[Begin RAW DATA]
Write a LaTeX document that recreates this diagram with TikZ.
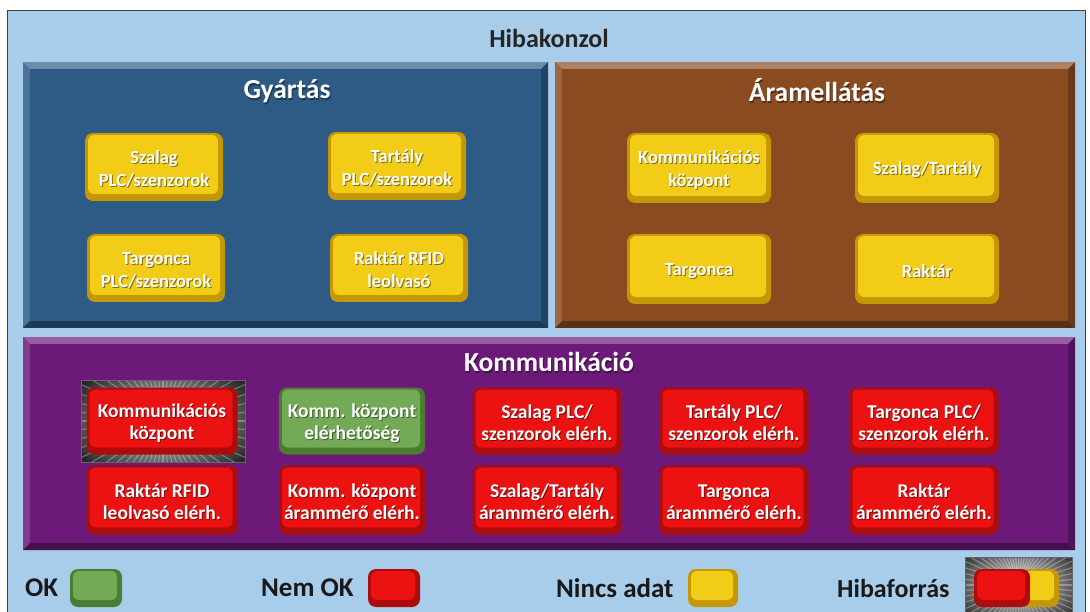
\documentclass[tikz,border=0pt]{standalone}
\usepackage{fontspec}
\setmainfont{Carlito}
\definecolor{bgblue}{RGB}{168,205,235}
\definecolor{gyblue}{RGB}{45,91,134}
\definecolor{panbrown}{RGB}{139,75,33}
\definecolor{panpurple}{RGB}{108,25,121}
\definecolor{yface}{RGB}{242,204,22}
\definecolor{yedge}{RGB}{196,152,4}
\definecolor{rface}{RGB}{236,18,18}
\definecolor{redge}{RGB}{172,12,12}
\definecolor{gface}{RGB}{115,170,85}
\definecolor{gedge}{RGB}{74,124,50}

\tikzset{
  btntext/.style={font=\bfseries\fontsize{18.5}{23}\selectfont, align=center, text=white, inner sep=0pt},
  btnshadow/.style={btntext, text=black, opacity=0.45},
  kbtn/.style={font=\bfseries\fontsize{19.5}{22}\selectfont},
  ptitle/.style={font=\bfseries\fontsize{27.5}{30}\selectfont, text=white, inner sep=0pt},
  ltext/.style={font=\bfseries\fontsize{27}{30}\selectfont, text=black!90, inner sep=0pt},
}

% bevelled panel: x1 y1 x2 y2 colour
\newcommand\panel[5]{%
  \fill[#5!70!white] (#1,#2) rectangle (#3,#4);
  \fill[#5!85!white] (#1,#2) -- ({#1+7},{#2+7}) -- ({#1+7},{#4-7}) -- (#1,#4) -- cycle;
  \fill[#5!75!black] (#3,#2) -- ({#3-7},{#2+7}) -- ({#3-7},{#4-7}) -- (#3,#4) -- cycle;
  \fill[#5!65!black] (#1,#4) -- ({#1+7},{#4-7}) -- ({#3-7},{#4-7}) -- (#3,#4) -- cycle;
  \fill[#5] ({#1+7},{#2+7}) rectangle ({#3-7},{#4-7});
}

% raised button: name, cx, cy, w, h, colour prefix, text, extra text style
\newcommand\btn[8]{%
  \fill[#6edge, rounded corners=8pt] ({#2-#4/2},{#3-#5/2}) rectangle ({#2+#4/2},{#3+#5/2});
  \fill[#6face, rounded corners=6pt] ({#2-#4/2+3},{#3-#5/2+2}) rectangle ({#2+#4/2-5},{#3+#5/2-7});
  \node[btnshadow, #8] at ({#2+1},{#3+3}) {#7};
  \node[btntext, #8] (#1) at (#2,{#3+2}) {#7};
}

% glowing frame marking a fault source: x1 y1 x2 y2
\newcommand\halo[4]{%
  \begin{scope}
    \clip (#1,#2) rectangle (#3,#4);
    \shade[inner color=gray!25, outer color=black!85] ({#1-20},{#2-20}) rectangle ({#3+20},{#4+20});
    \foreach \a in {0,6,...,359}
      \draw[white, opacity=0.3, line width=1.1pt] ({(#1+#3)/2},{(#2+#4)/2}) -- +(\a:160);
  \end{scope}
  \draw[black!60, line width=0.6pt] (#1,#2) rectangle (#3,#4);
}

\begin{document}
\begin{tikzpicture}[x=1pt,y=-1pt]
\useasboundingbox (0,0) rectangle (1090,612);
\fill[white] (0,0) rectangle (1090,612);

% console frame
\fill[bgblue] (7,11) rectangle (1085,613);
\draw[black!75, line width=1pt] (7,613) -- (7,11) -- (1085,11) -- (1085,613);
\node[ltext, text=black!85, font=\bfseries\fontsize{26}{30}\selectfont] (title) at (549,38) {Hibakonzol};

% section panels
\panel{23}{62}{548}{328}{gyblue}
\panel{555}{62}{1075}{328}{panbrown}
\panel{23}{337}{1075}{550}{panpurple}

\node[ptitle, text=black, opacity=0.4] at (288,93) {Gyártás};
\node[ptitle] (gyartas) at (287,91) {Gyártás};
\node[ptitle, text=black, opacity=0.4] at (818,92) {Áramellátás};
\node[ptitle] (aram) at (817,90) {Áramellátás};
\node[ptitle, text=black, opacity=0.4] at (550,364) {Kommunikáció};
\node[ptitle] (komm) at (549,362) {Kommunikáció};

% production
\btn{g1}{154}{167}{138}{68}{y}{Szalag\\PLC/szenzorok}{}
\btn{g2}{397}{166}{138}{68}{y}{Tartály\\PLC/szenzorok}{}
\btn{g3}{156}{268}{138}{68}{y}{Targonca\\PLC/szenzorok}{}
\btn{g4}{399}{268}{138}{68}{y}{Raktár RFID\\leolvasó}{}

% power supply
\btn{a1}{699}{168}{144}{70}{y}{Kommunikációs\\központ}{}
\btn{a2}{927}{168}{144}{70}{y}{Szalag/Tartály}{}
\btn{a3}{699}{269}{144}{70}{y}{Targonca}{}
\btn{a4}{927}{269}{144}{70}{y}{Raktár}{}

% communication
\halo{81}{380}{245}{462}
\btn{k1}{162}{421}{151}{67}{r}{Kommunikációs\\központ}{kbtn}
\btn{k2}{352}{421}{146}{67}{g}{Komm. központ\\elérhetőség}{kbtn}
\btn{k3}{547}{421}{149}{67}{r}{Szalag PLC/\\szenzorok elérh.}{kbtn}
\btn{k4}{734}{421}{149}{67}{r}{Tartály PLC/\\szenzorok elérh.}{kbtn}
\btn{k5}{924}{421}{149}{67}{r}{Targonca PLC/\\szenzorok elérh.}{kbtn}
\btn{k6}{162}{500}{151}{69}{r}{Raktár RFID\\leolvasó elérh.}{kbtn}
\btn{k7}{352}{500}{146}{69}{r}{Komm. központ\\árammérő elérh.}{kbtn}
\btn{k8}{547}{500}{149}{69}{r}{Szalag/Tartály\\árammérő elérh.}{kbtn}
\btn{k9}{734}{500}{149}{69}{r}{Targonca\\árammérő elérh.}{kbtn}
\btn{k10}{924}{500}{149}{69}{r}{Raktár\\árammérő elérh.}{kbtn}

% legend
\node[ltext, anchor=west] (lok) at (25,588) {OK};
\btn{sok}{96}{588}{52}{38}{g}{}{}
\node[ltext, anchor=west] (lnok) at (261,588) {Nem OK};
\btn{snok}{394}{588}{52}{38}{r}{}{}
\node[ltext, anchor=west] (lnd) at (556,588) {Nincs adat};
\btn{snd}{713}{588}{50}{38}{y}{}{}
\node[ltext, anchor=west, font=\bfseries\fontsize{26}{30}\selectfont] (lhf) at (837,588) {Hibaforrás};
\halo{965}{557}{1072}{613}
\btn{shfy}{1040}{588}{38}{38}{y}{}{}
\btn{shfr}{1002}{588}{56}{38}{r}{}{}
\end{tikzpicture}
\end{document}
[End RAW DATA]
EXERCISE PROMPT: Restate the data above exactly, stripping out each image.

THE OUTPUT:
Write a LaTeX document that recreates this diagram with TikZ.
\documentclass[tikz,border=0pt]{standalone}
\usepackage{fontspec}
\setmainfont{Carlito}
\definecolor{bgblue}{RGB}{168,205,235}
\definecolor{gyblue}{RGB}{45,91,134}
\definecolor{panbrown}{RGB}{139,75,33}
\definecolor{panpurple}{RGB}{108,25,121}
\definecolor{yface}{RGB}{242,204,22}
\definecolor{yedge}{RGB}{196,152,4}
\definecolor{rface}{RGB}{236,18,18}
\definecolor{redge}{RGB}{172,12,12}
\definecolor{gface}{RGB}{115,170,85}
\definecolor{gedge}{RGB}{74,124,50}

\tikzset{
  btntext/.style={font=\bfseries\fontsize{18.5}{23}\selectfont, align=center, text=white, inner sep=0pt},
  btnshadow/.style={btntext, text=black, opacity=0.45},
  kbtn/.style={font=\bfseries\fontsize{19.5}{22}\selectfont},
  ptitle/.style={font=\bfseries\fontsize{27.5}{30}\selectfont, text=white, inner sep=0pt},
  ltext/.style={font=\bfseries\fontsize{27}{30}\selectfont, text=black!90, inner sep=0pt},
}

% bevelled panel: x1 y1 x2 y2 colour
\newcommand\panel[5]{%
  \fill[#5!70!white] (#1,#2) rectangle (#3,#4);
  \fill[#5!85!white] (#1,#2) -- ({#1+7},{#2+7}) -- ({#1+7},{#4-7}) -- (#1,#4) -- cycle;
  \fill[#5!75!black] (#3,#2) -- ({#3-7},{#2+7}) -- ({#3-7},{#4-7}) -- (#3,#4) -- cycle;
  \fill[#5!65!black] (#1,#4) -- ({#1+7},{#4-7}) -- ({#3-7},{#4-7}) -- (#3,#4) -- cycle;
  \fill[#5] ({#1+7},{#2+7}) rectangle ({#3-7},{#4-7});
}

% raised button: name, cx, cy, w, h, colour prefix, text, extra text style
\newcommand\btn[8]{%
  \fill[#6edge, rounded corners=8pt] ({#2-#4/2},{#3-#5/2}) rectangle ({#2+#4/2},{#3+#5/2});
  \fill[#6face, rounded corners=6pt] ({#2-#4/2+3},{#3-#5/2+2}) rectangle ({#2+#4/2-5},{#3+#5/2-7});
  \node[btnshadow, #8] at ({#2+1},{#3+3}) {#7};
  \node[btntext, #8] (#1) at (#2,{#3+2}) {#7};
}

% glowing frame marking a fault source: x1 y1 x2 y2
\newcommand\halo[4]{%
  \begin{scope}
    \clip (#1,#2) rectangle (#3,#4);
    \shade[inner color=gray!25, outer color=black!85] ({#1-20},{#2-20}) rectangle ({#3+20},{#4+20});
    \foreach \a in {0,6,...,359}
      \draw[white, opacity=0.3, line width=1.1pt] ({(#1+#3)/2},{(#2+#4)/2}) -- +(\a:160);
  \end{scope}
  \draw[black!60, line width=0.6pt] (#1,#2) rectangle (#3,#4);
}

\begin{document}
\begin{tikzpicture}[x=1pt,y=-1pt]
\useasboundingbox (0,0) rectangle (1090,612);
\fill[white] (0,0) rectangle (1090,612);

% console frame
\fill[bgblue] (7,11) rectangle (1085,613);
\draw[black!75, line width=1pt] (7,613) -- (7,11) -- (1085,11) -- (1085,613);
\node[ltext, text=black!85, font=\bfseries\fontsize{26}{30}\selectfont] (title) at (549,38) {Hibakonzol};

% section panels
\panel{23}{62}{548}{328}{gyblue}
\panel{555}{62}{1075}{328}{panbrown}
\panel{23}{337}{1075}{550}{panpurple}

\node[ptitle, text=black, opacity=0.4] at (288,93) {Gyártás};
\node[ptitle] (gyartas) at (287,91) {Gyártás};
\node[ptitle, text=black, opacity=0.4] at (818,92) {Áramellátás};
\node[ptitle] (aram) at (817,90) {Áramellátás};
\node[ptitle, text=black, opacity=0.4] at (550,364) {Kommunikáció};
\node[ptitle] (komm) at (549,362) {Kommunikáció};

% production
\btn{g1}{154}{167}{138}{68}{y}{Szalag\\PLC/szenzorok}{}
\btn{g2}{397}{166}{138}{68}{y}{Tartály\\PLC/szenzorok}{}
\btn{g3}{156}{268}{138}{68}{y}{Targonca\\PLC/szenzorok}{}
\btn{g4}{399}{268}{138}{68}{y}{Raktár RFID\\leolvasó}{}

% power supply
\btn{a1}{699}{168}{144}{70}{y}{Kommunikációs\\központ}{}
\btn{a2}{927}{168}{144}{70}{y}{Szalag/Tartály}{}
\btn{a3}{699}{269}{144}{70}{y}{Targonca}{}
\btn{a4}{927}{269}{144}{70}{y}{Raktár}{}

% communication
\halo{81}{380}{245}{462}
\btn{k1}{162}{421}{151}{67}{r}{Kommunikációs\\központ}{kbtn}
\btn{k2}{352}{421}{146}{67}{g}{Komm. központ\\elérhetőség}{kbtn}
\btn{k3}{547}{421}{149}{67}{r}{Szalag PLC/\\szenzorok elérh.}{kbtn}
\btn{k4}{734}{421}{149}{67}{r}{Tartály PLC/\\szenzorok elérh.}{kbtn}
\btn{k5}{924}{421}{149}{67}{r}{Targonca PLC/\\szenzorok elérh.}{kbtn}
\btn{k6}{162}{500}{151}{69}{r}{Raktár RFID\\leolvasó elérh.}{kbtn}
\btn{k7}{352}{500}{146}{69}{r}{Komm. központ\\árammérő elérh.}{kbtn}
\btn{k8}{547}{500}{149}{69}{r}{Szalag/Tartály\\árammérő elérh.}{kbtn}
\btn{k9}{734}{500}{149}{69}{r}{Targonca\\árammérő elérh.}{kbtn}
\btn{k10}{924}{500}{149}{69}{r}{Raktár\\árammérő elérh.}{kbtn}

% legend
\node[ltext, anchor=west] (lok) at (25,588) {OK};
\btn{sok}{96}{588}{52}{38}{g}{}{}
\node[ltext, anchor=west] (lnok) at (261,588) {Nem OK};
\btn{snok}{394}{588}{52}{38}{r}{}{}
\node[ltext, anchor=west] (lnd) at (556,588) {Nincs adat};
\btn{snd}{713}{588}{50}{38}{y}{}{}
\node[ltext, anchor=west, font=\bfseries\fontsize{26}{30}\selectfont] (lhf) at (837,588) {Hibaforrás};
\halo{965}{557}{1072}{613}
\btn{shfy}{1040}{588}{38}{38}{y}{}{}
\btn{shfr}{1002}{588}{56}{38}{r}{}{}
\end{tikzpicture}
\end{document}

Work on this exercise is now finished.